* What to do *
Transcribe the listing that follows in full, omitting pictures.

* Data provided *

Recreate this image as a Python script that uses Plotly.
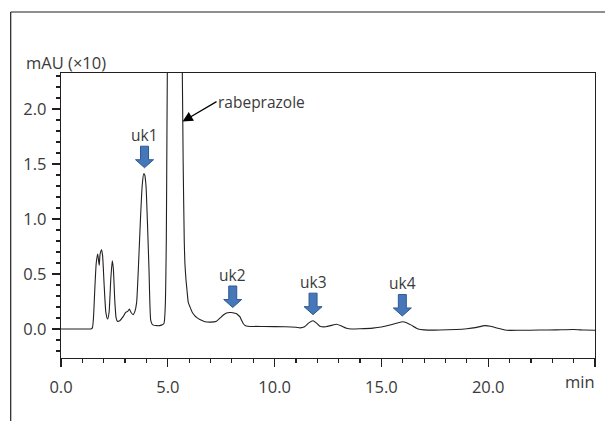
import plotly.graph_objects as go

# ---- data ----
time_min = [0.0, 1.0, 1.4, 1.47, 1.52, 1.58, 1.65, 1.72, 1.76, 1.79, 1.83, 1.9, 1.95, 2.02, 2.1,
            2.18, 2.25, 2.33, 2.4, 2.45, 2.52, 2.58, 2.64, 2.75, 2.9, 3.03, 3.12, 3.2, 3.28, 3.38,
            3.46, 3.54, 3.62, 3.72, 3.8, 3.87, 3.92, 3.98, 4.05, 4.12, 4.2, 4.28, 4.5, 4.7, 4.82,
            4.88, 4.93, 4.96, 5.0, 5.1, 5.3, 5.4, 5.55, 5.64, 5.68, 5.72, 5.77, 5.8, 5.85, 5.9,
            5.96, 6.04, 6.15, 6.27, 6.35, 6.5, 6.74, 7.0, 7.28, 7.45, 7.6, 7.75, 7.9, 8.05, 8.2,
            8.3, 8.38, 8.45, 8.53, 8.62, 8.75, 9.5, 10.5, 11.0, 11.2, 11.4, 11.6, 11.8, 11.95, 12.12,
            12.4, 12.7, 12.9, 13.1, 13.37, 13.6, 14.0, 14.6, 15.0, 15.4, 15.75, 16.0, 16.2, 16.4, 16.72,
            17.0, 17.73, 18.5, 19.0, 19.4, 19.84, 20.1, 20.4, 20.86, 21.5, 22.4, 23.2, 24.0, 24.5, 25.0]
absorbance = [0.0, 0.0, 0.0, 0.01, 0.1, 0.35, 0.6, 0.68, 0.62, 0.58, 0.68, 0.72, 0.66, 0.4, 0.15,
              0.09, 0.15, 0.45, 0.62, 0.55, 0.25, 0.1, 0.07, 0.075, 0.11, 0.15, 0.16, 0.18, 0.15, 0.13,
              0.16, 0.24, 0.54, 1.0, 1.3, 1.41, 1.4, 1.3, 0.95, 0.54, 0.08, 0.04, 0.03, 0.035, 0.05,
              0.2, 0.8, 1.8, 3.0, 6.0, 9.0, 9.0, 5.0, 3.0, 2.33, 1.5, 0.8, 0.6, 0.45, 0.35,
              0.24, 0.2, 0.15, 0.12, 0.105, 0.085, 0.066, 0.062, 0.07, 0.1, 0.127, 0.145, 0.15, 0.148, 0.14,
              0.125, 0.11, 0.08, 0.05, 0.032, 0.025, 0.022, 0.02, 0.015, 0.01, 0.02, 0.055, 0.075, 0.055, 0.025,
              0.02, 0.035, 0.043, 0.03, 0.006, 0.0, 0.002, 0.008, 0.018, 0.036, 0.055, 0.066, 0.055, 0.035, 0.0,
              -0.008, -0.01, -0.005, 0.002, 0.012, 0.03, 0.025, 0.008, -0.012, -0.012, -0.01, -0.008, -0.005, -0.01, -0.012]

peak_labels = ["uk1", "uk2", "uk3", "uk4"]
peak_times = [3.91, 8.04, 11.80, 15.98]
arrow_tips = [1.466, 0.195, 0.130, 0.118]

main_label = "rabeprazole"
main_arrow_time = 5.69
main_arrow_value = 1.885

x_ticks = [0, 5, 10, 15, 20, 25]
x_ticktext = ["0.0", "5.0", "10.0", "15.0", "20.0", ""]
y_ticks = [0.0, 0.5, 1.0, 1.5, 2.0]
y_ticktext = ["0.0", "0.5", "1.0", "1.5", "2.0"]

# ---- layout geometry ----
W, H = 605, 421
ML, MR, MT, MB = 61, 10, 73, 63
X_RANGE = [0, 25]
Y_RANGE = [-0.264, 2.327]
pw, ph = W - ML - MR, H - MT - MB
px_x = pw / (X_RANGE[1] - X_RANGE[0])   # pixels per minute
px_y = ph / (Y_RANGE[1] - Y_RANGE[0])   # pixels per unit

TXT = "#3a3a3a"
LINE = "#231f20"
FONT = "Open Sans, DejaVu Sans, sans-serif"

fig = go.Figure()
fig.add_trace(go.Scatter(x=time_min, y=absorbance, mode="lines",
                         line=dict(color=LINE, width=1.1, shape="spline", smoothing=0.5),
                         hoverinfo="skip", showlegend=False))

shapes = []
annotations = []

# block arrows for unknown peaks
head_w, shaft_w, arr_h, head_h = 18, 8, 21.5, 8
for lab, t, tip in zip(peak_labels, peak_times, arrow_tips):
    hw = head_w / 2 / px_x
    sw = shaft_w / 2 / px_x
    top = tip + arr_h / px_y
    hb = tip + head_h / px_y
    path = (f"M {t - sw} {top} L {t + sw} {top} L {t + sw} {hb} L {t + hw} {hb} "
            f"L {t} {tip} L {t - hw} {hb} L {t - sw} {hb} Z")
    shapes.append(dict(type="path", path=path, xref="x", yref="y",
                       fillcolor="#4677b8", line=dict(color="#2e5a92", width=1)))
    annotations.append(dict(x=t, y=tip + (arr_h + 11) / px_y, xref="x", yref="y",
                            text=lab, showarrow=False, xanchor="center", yanchor="middle",
                            font=dict(family=FONT, size=15.5, color=TXT)))

# rabeprazole label + arrow
annotations.append(dict(x=main_arrow_time, y=main_arrow_value, xref="x", yref="y",
                        text=main_label, showarrow=True, arrowhead=2, arrowsize=1.7,
                        arrowwidth=1.2, arrowcolor="#000000", axref="pixel", ayref="pixel",
                        ax=34, ay=-20, xanchor="left", yanchor="middle", borderpad=0,
                        font=dict(family=FONT, size=15.5, color=TXT)))

# axis title / unit labels
annotations.append(dict(x=(24 - ML) / pw, y=(H - MB - 62) / ph, xref="paper", yref="paper",
                        text="mAU (×10)", showarrow=False, xanchor="left", yanchor="middle",
                        font=dict(family=FONT, size=16.5, color=TXT)))
annotations.append(dict(x=(597 - ML) / pw, y=(H - MB - 381) / ph, xref="paper", yref="paper",
                        text="min", showarrow=False, xanchor="right", yanchor="middle",
                        font=dict(family=FONT, size=16.5, color=TXT)))

# outer frame (left and top edges)
fx0 = (10.7 - ML) / pw
fy0 = (H - MB - 12) / ph
shapes.append(dict(type="line", xref="paper", yref="paper", x0=fx0, x1=fx0,
                   y0=fy0, y1=-(MB + 5) / ph, line=dict(color=LINE, width=1.2)))
shapes.append(dict(type="line", xref="paper", yref="paper", x0=fx0, x1=(W - ML + 5) / pw,
                   y0=fy0, y1=fy0, line=dict(color=LINE, width=1.2)))

axis_common = dict(showgrid=False, zeroline=False, showline=True, linecolor=LINE,
                   linewidth=1.2, mirror=True, ticks="outside", tickcolor=LINE,
                   tickwidth=1.2, ticklen=8, automargin=False,
                   tickfont=dict(family=FONT, size=16.5, color=TXT))

fig.update_layout(
    width=W, height=H,
    margin=dict(l=ML, r=MR, t=MT, b=MB, pad=0, autoexpand=False),
    paper_bgcolor="white", plot_bgcolor="white",
    showlegend=False,
    shapes=shapes, annotations=annotations,
    xaxis=dict(range=X_RANGE, tickmode="array", tickvals=x_ticks, ticktext=x_ticktext,
               minor=dict(dtick=1, ticks="outside", ticklen=4, tickcolor=LINE, tickwidth=1.2),
               ticklabelstandoff=6, **axis_common),
    yaxis=dict(range=Y_RANGE, tickmode="array", tickvals=y_ticks, ticktext=y_ticktext,
               minor=dict(dtick=0.1, tick0=0, ticks="outside", ticklen=4, tickcolor=LINE, tickwidth=1.2),
               ticklabelstandoff=2, **axis_common),
)

fig.write_html("out.html", config={"displayModeBar": False, "staticPlot": True},
               post_script="document.body.style.margin='0';document.body.style.overflow='hidden';")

* Answer to this problem *
Recreate this image as a Python script that uses Plotly.
import plotly.graph_objects as go

# ---- data ----
time_min = [0.0, 1.0, 1.4, 1.47, 1.52, 1.58, 1.65, 1.72, 1.76, 1.79, 1.83, 1.9, 1.95, 2.02, 2.1,
            2.18, 2.25, 2.33, 2.4, 2.45, 2.52, 2.58, 2.64, 2.75, 2.9, 3.03, 3.12, 3.2, 3.28, 3.38,
            3.46, 3.54, 3.62, 3.72, 3.8, 3.87, 3.92, 3.98, 4.05, 4.12, 4.2, 4.28, 4.5, 4.7, 4.82,
            4.88, 4.93, 4.96, 5.0, 5.1, 5.3, 5.4, 5.55, 5.64, 5.68, 5.72, 5.77, 5.8, 5.85, 5.9,
            5.96, 6.04, 6.15, 6.27, 6.35, 6.5, 6.74, 7.0, 7.28, 7.45, 7.6, 7.75, 7.9, 8.05, 8.2,
            8.3, 8.38, 8.45, 8.53, 8.62, 8.75, 9.5, 10.5, 11.0, 11.2, 11.4, 11.6, 11.8, 11.95, 12.12,
            12.4, 12.7, 12.9, 13.1, 13.37, 13.6, 14.0, 14.6, 15.0, 15.4, 15.75, 16.0, 16.2, 16.4, 16.72,
            17.0, 17.73, 18.5, 19.0, 19.4, 19.84, 20.1, 20.4, 20.86, 21.5, 22.4, 23.2, 24.0, 24.5, 25.0]
absorbance = [0.0, 0.0, 0.0, 0.01, 0.1, 0.35, 0.6, 0.68, 0.62, 0.58, 0.68, 0.72, 0.66, 0.4, 0.15,
              0.09, 0.15, 0.45, 0.62, 0.55, 0.25, 0.1, 0.07, 0.075, 0.11, 0.15, 0.16, 0.18, 0.15, 0.13,
              0.16, 0.24, 0.54, 1.0, 1.3, 1.41, 1.4, 1.3, 0.95, 0.54, 0.08, 0.04, 0.03, 0.035, 0.05,
              0.2, 0.8, 1.8, 3.0, 6.0, 9.0, 9.0, 5.0, 3.0, 2.33, 1.5, 0.8, 0.6, 0.45, 0.35,
              0.24, 0.2, 0.15, 0.12, 0.105, 0.085, 0.066, 0.062, 0.07, 0.1, 0.127, 0.145, 0.15, 0.148, 0.14,
              0.125, 0.11, 0.08, 0.05, 0.032, 0.025, 0.022, 0.02, 0.015, 0.01, 0.02, 0.055, 0.075, 0.055, 0.025,
              0.02, 0.035, 0.043, 0.03, 0.006, 0.0, 0.002, 0.008, 0.018, 0.036, 0.055, 0.066, 0.055, 0.035, 0.0,
              -0.008, -0.01, -0.005, 0.002, 0.012, 0.03, 0.025, 0.008, -0.012, -0.012, -0.01, -0.008, -0.005, -0.01, -0.012]

peak_labels = ["uk1", "uk2", "uk3", "uk4"]
peak_times = [3.91, 8.04, 11.80, 15.98]
arrow_tips = [1.466, 0.195, 0.130, 0.118]

main_label = "rabeprazole"
main_arrow_time = 5.69
main_arrow_value = 1.885

x_ticks = [0, 5, 10, 15, 20, 25]
x_ticktext = ["0.0", "5.0", "10.0", "15.0", "20.0", ""]
y_ticks = [0.0, 0.5, 1.0, 1.5, 2.0]
y_ticktext = ["0.0", "0.5", "1.0", "1.5", "2.0"]

# ---- layout geometry ----
W, H = 605, 421
ML, MR, MT, MB = 61, 10, 73, 63
X_RANGE = [0, 25]
Y_RANGE = [-0.264, 2.327]
pw, ph = W - ML - MR, H - MT - MB
px_x = pw / (X_RANGE[1] - X_RANGE[0])   # pixels per minute
px_y = ph / (Y_RANGE[1] - Y_RANGE[0])   # pixels per unit

TXT = "#3a3a3a"
LINE = "#231f20"
FONT = "Open Sans, DejaVu Sans, sans-serif"

fig = go.Figure()
fig.add_trace(go.Scatter(x=time_min, y=absorbance, mode="lines",
                         line=dict(color=LINE, width=1.1, shape="spline", smoothing=0.5),
                         hoverinfo="skip", showlegend=False))

shapes = []
annotations = []

# block arrows for unknown peaks
head_w, shaft_w, arr_h, head_h = 18, 8, 21.5, 8
for lab, t, tip in zip(peak_labels, peak_times, arrow_tips):
    hw = head_w / 2 / px_x
    sw = shaft_w / 2 / px_x
    top = tip + arr_h / px_y
    hb = tip + head_h / px_y
    path = (f"M {t - sw} {top} L {t + sw} {top} L {t + sw} {hb} L {t + hw} {hb} "
            f"L {t} {tip} L {t - hw} {hb} L {t - sw} {hb} Z")
    shapes.append(dict(type="path", path=path, xref="x", yref="y",
                       fillcolor="#4677b8", line=dict(color="#2e5a92", width=1)))
    annotations.append(dict(x=t, y=tip + (arr_h + 11) / px_y, xref="x", yref="y",
                            text=lab, showarrow=False, xanchor="center", yanchor="middle",
                            font=dict(family=FONT, size=15.5, color=TXT)))

# rabeprazole label + arrow
annotations.append(dict(x=main_arrow_time, y=main_arrow_value, xref="x", yref="y",
                        text=main_label, showarrow=True, arrowhead=2, arrowsize=1.7,
                        arrowwidth=1.2, arrowcolor="#000000", axref="pixel", ayref="pixel",
                        ax=34, ay=-20, xanchor="left", yanchor="middle", borderpad=0,
                        font=dict(family=FONT, size=15.5, color=TXT)))

# axis title / unit labels
annotations.append(dict(x=(24 - ML) / pw, y=(H - MB - 62) / ph, xref="paper", yref="paper",
                        text="mAU (×10)", showarrow=False, xanchor="left", yanchor="middle",
                        font=dict(family=FONT, size=16.5, color=TXT)))
annotations.append(dict(x=(597 - ML) / pw, y=(H - MB - 381) / ph, xref="paper", yref="paper",
                        text="min", showarrow=False, xanchor="right", yanchor="middle",
                        font=dict(family=FONT, size=16.5, color=TXT)))

# outer frame (left and top edges)
fx0 = (10.7 - ML) / pw
fy0 = (H - MB - 12) / ph
shapes.append(dict(type="line", xref="paper", yref="paper", x0=fx0, x1=fx0,
                   y0=fy0, y1=-(MB + 5) / ph, line=dict(color=LINE, width=1.2)))
shapes.append(dict(type="line", xref="paper", yref="paper", x0=fx0, x1=(W - ML + 5) / pw,
                   y0=fy0, y1=fy0, line=dict(color=LINE, width=1.2)))

axis_common = dict(showgrid=False, zeroline=False, showline=True, linecolor=LINE,
                   linewidth=1.2, mirror=True, ticks="outside", tickcolor=LINE,
                   tickwidth=1.2, ticklen=8, automargin=False,
                   tickfont=dict(family=FONT, size=16.5, color=TXT))

fig.update_layout(
    width=W, height=H,
    margin=dict(l=ML, r=MR, t=MT, b=MB, pad=0, autoexpand=False),
    paper_bgcolor="white", plot_bgcolor="white",
    showlegend=False,
    shapes=shapes, annotations=annotations,
    xaxis=dict(range=X_RANGE, tickmode="array", tickvals=x_ticks, ticktext=x_ticktext,
               minor=dict(dtick=1, ticks="outside", ticklen=4, tickcolor=LINE, tickwidth=1.2),
               ticklabelstandoff=6, **axis_common),
    yaxis=dict(range=Y_RANGE, tickmode="array", tickvals=y_ticks, ticktext=y_ticktext,
               minor=dict(dtick=0.1, tick0=0, ticks="outside", ticklen=4, tickcolor=LINE, tickwidth=1.2),
               ticklabelstandoff=2, **axis_common),
)

fig.write_html("out.html", config={"displayModeBar": False, "staticPlot": True},
               post_script="document.body.style.margin='0';document.body.style.overflow='hidden';")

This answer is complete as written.